STORED DATA:
————
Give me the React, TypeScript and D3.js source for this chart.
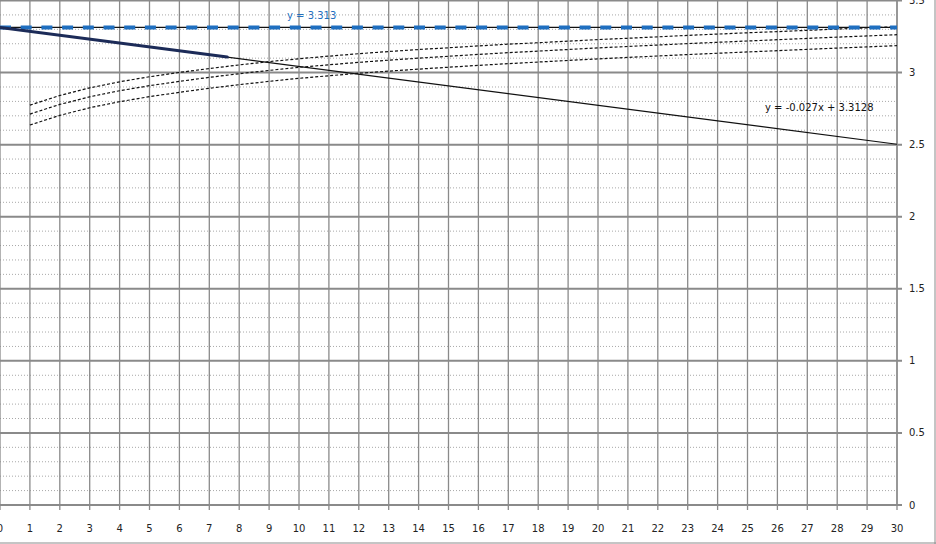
import React from "react";
import * as d3 from "d3";

// ---- data ----
const xTicks = d3.range(0, 31);
const yTicks = [0, 0.5, 1, 1.5, 2, 2.5, 3, 3.5];
const yMinor = d3.range(1, 35).map((i) => i / 10).filter((v) => Math.abs(v * 2 - Math.round(v * 2)) > 1e-6);

const curveX = d3.range(1, 31);
const upperCurve = [2.774, 2.841, 2.894, 2.936, 2.971, 3.001, 3.028, 3.053, 3.076, 3.096, 3.114, 3.131, 3.146, 3.16, 3.172, 3.185, 3.197, 3.207, 3.218, 3.229, 3.238, 3.248, 3.258, 3.267, 3.276, 3.284, 3.293, 3.302, 3.31, 3.318];
const middleCurve = [2.712, 2.779, 2.832, 2.874, 2.909, 2.939, 2.967, 2.992, 3.015, 3.036, 3.054, 3.071, 3.086, 3.1, 3.113, 3.126, 3.138, 3.149, 3.16, 3.171, 3.181, 3.191, 3.201, 3.21, 3.219, 3.228, 3.237, 3.246, 3.254, 3.263];
const lowerCurve = [2.636, 2.703, 2.756, 2.798, 2.833, 2.863, 2.891, 2.916, 2.939, 2.96, 2.978, 2.995, 3.01, 3.024, 3.037, 3.05, 3.062, 3.073, 3.084, 3.095, 3.105, 3.115, 3.125, 3.134, 3.143, 3.152, 3.161, 3.17, 3.178, 3.187];

const dataX = [0, 7.6];
const dataY = [3.313, 3.108];
const trendX = [0, 30];
const trendY = [3.3128, 2.5028];
const constX = [0, 30];
const constY = [3.313, 3.313];

const constLabel = "y = 3.313";
const trendLabel = "y = -0.027x + 3.3128";

export default function App() {
  const W = 936;
  const H = 544;
  const x = d3.scaleLinear().domain([0, 30]).range([0, 897]);
  const y = d3.scaleLinear().domain([0, 3.5]).range([505, 0.5]);
  const line = (xs: number[], ys: number[]) =>
    d3.line<number>().x((_, i) => x(xs[i])).y((d) => y(d))(ys) || "";

  const font = "'DejaVu Sans', Verdana, sans-serif";
  const gridCol = "#8a8a8a";

  return (
    <svg
      width={W}
      height={H}
      style={{ position: "absolute", left: 0, top: 0, background: "#fff" }}
      fontFamily={font}
    >
      <rect x={0} y={0} width={W} height={H} fill="#fff" />
      {/* minor dotted horizontal grid */}
      {yMinor.map((v) => (
        <line key={"m" + v} x1={x(0)} x2={x(30)} y1={y(v)} y2={y(v)} stroke="#a8a8a8" strokeWidth={1} strokeDasharray="1,2" />
      ))}
      {/* vertical grid */}
      {xTicks.map((t) => (
        <line key={"v" + t} x1={x(t)} x2={x(t)} y1={y(3.5)} y2={y(0) + 5} stroke={gridCol} strokeWidth={1.3} />
      ))}
      {/* horizontal major grid */}
      {yTicks.map((t) => (
        <line key={"h" + t} x1={x(0)} x2={x(30) + 5} y1={y(t)} y2={y(t)} stroke={gridCol} strokeWidth={2} />
      ))}
      {/* right axis */}
      <line x1={x(30)} x2={x(30)} y1={0} y2={y(0)} stroke={gridCol} strokeWidth={1.3} />

      {/* dotted curves */}
      {[upperCurve, middleCurve, lowerCurve].map((c, i) => (
        <path key={"c" + i} d={line(curveX, c)} fill="none" stroke="#111" strokeWidth={1.2} strokeDasharray="3,2" />
      ))}

      {/* trend line */}
      <path d={line(trendX, trendY)} fill="none" stroke="#111" strokeWidth={1.2} />
      {/* constant line (black under blue dashes) */}
      <path d={line(constX, constY)} fill="none" stroke="#111" strokeWidth={1.2} />
      <path d={line(constX, constY)} fill="none" stroke="#1f6fc0" strokeWidth={4} strokeDasharray="11,9.7" />
      {/* data series */}
      <path d={line(dataX, dataY)} fill="none" stroke="#1c2b58" strokeWidth={3} strokeLinecap="round" />

      {/* labels */}
      <text x={287} y={15} dy="0.35em" fontSize={10} fill="#1f6fc0">{constLabel}</text>
      <text x={765} y={107} dy="0.35em" fontSize={10} fill="#111">{trendLabel}</text>

      {/* x tick labels */}
      {xTicks.map((t) => (
        <text key={"xl" + t} x={x(t)} y={528} dy="0.35em" textAnchor="middle" fontSize={10} fill="#222">
          {t}
        </text>
      ))}
      {/* y tick labels */}
      {yTicks.map((t) => (
        <text key={"yl" + t} x={909} y={y(t)} dy="0.35em" fontSize={10} fill="#222">
          {t}
        </text>
      ))}

      {/* outer frame */}
      <line x1={0} x2={W} y1={543} y2={543} stroke="#8a8a8a" strokeWidth={1} />
      <line x1={935} x2={935} y1={0} y2={544} stroke="#8a8a8a" strokeWidth={1} />
    </svg>
  );
}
————
GIVEN TASK:
Working from the lines above, reproduce the material exactly and exclude its pictures.

TASK RESPONSE:
Give me the React, TypeScript and D3.js source for this chart.
import React from "react";
import * as d3 from "d3";

// ---- data ----
const xTicks = d3.range(0, 31);
const yTicks = [0, 0.5, 1, 1.5, 2, 2.5, 3, 3.5];
const yMinor = d3.range(1, 35).map((i) => i / 10).filter((v) => Math.abs(v * 2 - Math.round(v * 2)) > 1e-6);

const curveX = d3.range(1, 31);
const upperCurve = [2.774, 2.841, 2.894, 2.936, 2.971, 3.001, 3.028, 3.053, 3.076, 3.096, 3.114, 3.131, 3.146, 3.16, 3.172, 3.185, 3.197, 3.207, 3.218, 3.229, 3.238, 3.248, 3.258, 3.267, 3.276, 3.284, 3.293, 3.302, 3.31, 3.318];
const middleCurve = [2.712, 2.779, 2.832, 2.874, 2.909, 2.939, 2.967, 2.992, 3.015, 3.036, 3.054, 3.071, 3.086, 3.1, 3.113, 3.126, 3.138, 3.149, 3.16, 3.171, 3.181, 3.191, 3.201, 3.21, 3.219, 3.228, 3.237, 3.246, 3.254, 3.263];
const lowerCurve = [2.636, 2.703, 2.756, 2.798, 2.833, 2.863, 2.891, 2.916, 2.939, 2.96, 2.978, 2.995, 3.01, 3.024, 3.037, 3.05, 3.062, 3.073, 3.084, 3.095, 3.105, 3.115, 3.125, 3.134, 3.143, 3.152, 3.161, 3.17, 3.178, 3.187];

const dataX = [0, 7.6];
const dataY = [3.313, 3.108];
const trendX = [0, 30];
const trendY = [3.3128, 2.5028];
const constX = [0, 30];
const constY = [3.313, 3.313];

const constLabel = "y = 3.313";
const trendLabel = "y = -0.027x + 3.3128";

export default function App() {
  const W = 936;
  const H = 544;
  const x = d3.scaleLinear().domain([0, 30]).range([0, 897]);
  const y = d3.scaleLinear().domain([0, 3.5]).range([505, 0.5]);
  const line = (xs: number[], ys: number[]) =>
    d3.line<number>().x((_, i) => x(xs[i])).y((d) => y(d))(ys) || "";

  const font = "'DejaVu Sans', Verdana, sans-serif";
  const gridCol = "#8a8a8a";

  return (
    <svg
      width={W}
      height={H}
      style={{ position: "absolute", left: 0, top: 0, background: "#fff" }}
      fontFamily={font}
    >
      <rect x={0} y={0} width={W} height={H} fill="#fff" />
      {/* minor dotted horizontal grid */}
      {yMinor.map((v) => (
        <line key={"m" + v} x1={x(0)} x2={x(30)} y1={y(v)} y2={y(v)} stroke="#a8a8a8" strokeWidth={1} strokeDasharray="1,2" />
      ))}
      {/* vertical grid */}
      {xTicks.map((t) => (
        <line key={"v" + t} x1={x(t)} x2={x(t)} y1={y(3.5)} y2={y(0) + 5} stroke={gridCol} strokeWidth={1.3} />
      ))}
      {/* horizontal major grid */}
      {yTicks.map((t) => (
        <line key={"h" + t} x1={x(0)} x2={x(30) + 5} y1={y(t)} y2={y(t)} stroke={gridCol} strokeWidth={2} />
      ))}
      {/* right axis */}
      <line x1={x(30)} x2={x(30)} y1={0} y2={y(0)} stroke={gridCol} strokeWidth={1.3} />

      {/* dotted curves */}
      {[upperCurve, middleCurve, lowerCurve].map((c, i) => (
        <path key={"c" + i} d={line(curveX, c)} fill="none" stroke="#111" strokeWidth={1.2} strokeDasharray="3,2" />
      ))}

      {/* trend line */}
      <path d={line(trendX, trendY)} fill="none" stroke="#111" strokeWidth={1.2} />
      {/* constant line (black under blue dashes) */}
      <path d={line(constX, constY)} fill="none" stroke="#111" strokeWidth={1.2} />
      <path d={line(constX, constY)} fill="none" stroke="#1f6fc0" strokeWidth={4} strokeDasharray="11,9.7" />
      {/* data series */}
      <path d={line(dataX, dataY)} fill="none" stroke="#1c2b58" strokeWidth={3} strokeLinecap="round" />

      {/* labels */}
      <text x={287} y={15} dy="0.35em" fontSize={10} fill="#1f6fc0">{constLabel}</text>
      <text x={765} y={107} dy="0.35em" fontSize={10} fill="#111">{trendLabel}</text>

      {/* x tick labels */}
      {xTicks.map((t) => (
        <text key={"xl" + t} x={x(t)} y={528} dy="0.35em" textAnchor="middle" fontSize={10} fill="#222">
          {t}
        </text>
      ))}
      {/* y tick labels */}
      {yTicks.map((t) => (
        <text key={"yl" + t} x={909} y={y(t)} dy="0.35em" fontSize={10} fill="#222">
          {t}
        </text>
      ))}

      {/* outer frame */}
      <line x1={0} x2={W} y1={543} y2={543} stroke="#8a8a8a" strokeWidth={1} />
      <line x1={935} x2={935} y1={0} y2={544} stroke="#8a8a8a" strokeWidth={1} />
    </svg>
  );
}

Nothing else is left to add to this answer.